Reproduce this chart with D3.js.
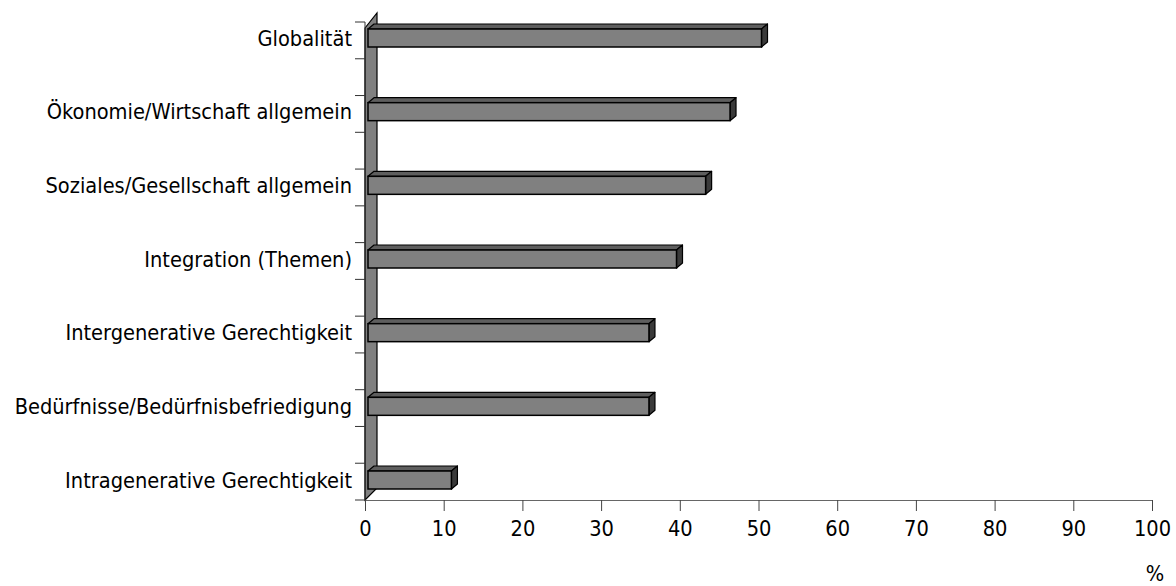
<!DOCTYPE html>
<html><head><meta charset="utf-8">
<script src="https://cdn.jsdelivr.net/npm/d3@7"></script>
<style>body{margin:0;background:#fff}svg{display:block}text{font-family:"DejaVu Sans Condensed","DejaVu Sans",sans-serif;fill:#000}</style>
</head><body>
<svg id="c" width="1176" height="586"></svg>
<script>
const categories = ["Globalität","Ökonomie/Wirtschaft allgemein","Soziales/Gesellschaft allgemein","Integration (Themen)","Intergenerative Gerechtigkeit","Bedürfnisse/Bedürfnisbefriedigung","Intragenerative Gerechtigkeit"];
const values = [50, 46, 42.9, 39.2, 35.7, 35.7, 10.6];
const xTicks = [0,10,20,30,40,50,60,70,80,90,100];
const unitLabel = "%";

const svg = d3.select("#c");
const x = d3.scaleLinear().domain([0,100]).range([365,1152]);
const y = d3.scalePoint().domain(categories).range([38,480]);
const axisTop = 22, axisBottom = 500;
const fs = 21.6;

// wall
svg.append("path")
  .attr("d", `M365,28 L377,13 L377,488 L365,500 Z`)
  .attr("fill","#808080").attr("stroke","#000").attr("stroke-width",1.2);

// y tick marks
const yTicks = d3.range(14).map(i => axisTop + i*(axisBottom-axisTop)/13);
svg.append("g").selectAll("line").data(yTicks).join("line")
  .attr("x1",355).attr("x2",365).attr("y1",d=>d).attr("y2",d=>d)
  .attr("stroke","#333").attr("stroke-width",1);
svg.append("line").attr("x1",365).attr("x2",365).attr("y1",axisTop).attr("y2",axisBottom).attr("stroke","#333");

// x axis
const xg = svg.append("g").attr("transform",`translate(0,${axisBottom})`)
  .call(d3.axisBottom(x).tickValues(xTicks).tickSize(11).tickPadding(10).tickSizeOuter(0));
xg.select(".domain").attr("stroke","#666").attr("stroke-width",1.2);
xg.selectAll(".tick line").attr("stroke","#444");
xg.selectAll(".tick text").attr("font-size",fs).attr("font-family",'"DejaVu Sans Condensed","DejaVu Sans",sans-serif').attr("fill","#000");

// category labels
svg.append("g").selectAll("text").data(categories).join("text")
  .attr("x",352).attr("y",d=>y(d)).attr("dy","0.36em")
  .attr("text-anchor","end").attr("font-size",fs).text(d=>d);

// bars
const h = 18, dx = 6, dy = 5, off = 3;
const bars = svg.append("g").selectAll("g").data(categories.map((c,i)=>({c,v:values[i]}))).join("g");
bars.each(function(d){
  const g = d3.select(this);
  const x0 = x(0)+off, x1 = x(d.v)+off, yt = y(d.c)-h/2, yb = y(d.c)+h/2;
  g.append("path").attr("d",`M${x0},${yt} L${x0+dx},${yt-dy} L${x1+dx},${yt-dy} L${x1},${yt} Z`)
    .attr("fill","#5e5e5e").attr("stroke","#000").attr("stroke-width",1.2).attr("stroke-linejoin","round");
  g.append("path").attr("d",`M${x1},${yt} L${x1+dx},${yt-dy} L${x1+dx},${yb-dy} L${x1},${yb} Z`)
    .attr("fill","#3a3a3a").attr("stroke","#000").attr("stroke-width",1.2).attr("stroke-linejoin","round");
  g.append("rect").attr("x",x0).attr("y",yt).attr("width",x1-x0).attr("height",h)
    .attr("fill","#808080").attr("stroke","#000").attr("stroke-width",1.5);
});

svg.append("text").attr("x",1155).attr("y",581).attr("text-anchor","middle").attr("font-size",fs).text(unitLabel);
</script>
</body></html>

☆ ☆ ☆

GOAL.
Repeat the material above in full and exactly, apart from the pictures.

RIGHT ANSWER.
Reproduce this chart with D3.js.
<!DOCTYPE html>
<html><head><meta charset="utf-8">
<script src="https://cdn.jsdelivr.net/npm/d3@7"></script>
<style>body{margin:0;background:#fff}svg{display:block}text{font-family:"DejaVu Sans Condensed","DejaVu Sans",sans-serif;fill:#000}</style>
</head><body>
<svg id="c" width="1176" height="586"></svg>
<script>
const categories = ["Globalität","Ökonomie/Wirtschaft allgemein","Soziales/Gesellschaft allgemein","Integration (Themen)","Intergenerative Gerechtigkeit","Bedürfnisse/Bedürfnisbefriedigung","Intragenerative Gerechtigkeit"];
const values = [50, 46, 42.9, 39.2, 35.7, 35.7, 10.6];
const xTicks = [0,10,20,30,40,50,60,70,80,90,100];
const unitLabel = "%";

const svg = d3.select("#c");
const x = d3.scaleLinear().domain([0,100]).range([365,1152]);
const y = d3.scalePoint().domain(categories).range([38,480]);
const axisTop = 22, axisBottom = 500;
const fs = 21.6;

// wall
svg.append("path")
  .attr("d", `M365,28 L377,13 L377,488 L365,500 Z`)
  .attr("fill","#808080").attr("stroke","#000").attr("stroke-width",1.2);

// y tick marks
const yTicks = d3.range(14).map(i => axisTop + i*(axisBottom-axisTop)/13);
svg.append("g").selectAll("line").data(yTicks).join("line")
  .attr("x1",355).attr("x2",365).attr("y1",d=>d).attr("y2",d=>d)
  .attr("stroke","#333").attr("stroke-width",1);
svg.append("line").attr("x1",365).attr("x2",365).attr("y1",axisTop).attr("y2",axisBottom).attr("stroke","#333");

// x axis
const xg = svg.append("g").attr("transform",`translate(0,${axisBottom})`)
  .call(d3.axisBottom(x).tickValues(xTicks).tickSize(11).tickPadding(10).tickSizeOuter(0));
xg.select(".domain").attr("stroke","#666").attr("stroke-width",1.2);
xg.selectAll(".tick line").attr("stroke","#444");
xg.selectAll(".tick text").attr("font-size",fs).attr("font-family",'"DejaVu Sans Condensed","DejaVu Sans",sans-serif').attr("fill","#000");

// category labels
svg.append("g").selectAll("text").data(categories).join("text")
  .attr("x",352).attr("y",d=>y(d)).attr("dy","0.36em")
  .attr("text-anchor","end").attr("font-size",fs).text(d=>d);

// bars
const h = 18, dx = 6, dy = 5, off = 3;
const bars = svg.append("g").selectAll("g").data(categories.map((c,i)=>({c,v:values[i]}))).join("g");
bars.each(function(d){
  const g = d3.select(this);
  const x0 = x(0)+off, x1 = x(d.v)+off, yt = y(d.c)-h/2, yb = y(d.c)+h/2;
  g.append("path").attr("d",`M${x0},${yt} L${x0+dx},${yt-dy} L${x1+dx},${yt-dy} L${x1},${yt} Z`)
    .attr("fill","#5e5e5e").attr("stroke","#000").attr("stroke-width",1.2).attr("stroke-linejoin","round");
  g.append("path").attr("d",`M${x1},${yt} L${x1+dx},${yt-dy} L${x1+dx},${yb-dy} L${x1},${yb} Z`)
    .attr("fill","#3a3a3a").attr("stroke","#000").attr("stroke-width",1.2).attr("stroke-linejoin","round");
  g.append("rect").attr("x",x0).attr("y",yt).attr("width",x1-x0).attr("height",h)
    .attr("fill","#808080").attr("stroke","#000").attr("stroke-width",1.5);
});

svg.append("text").attr("x",1155).attr("y",581).attr("text-anchor","middle").attr("font-size",fs).text(unitLabel);
</script>
</body></html>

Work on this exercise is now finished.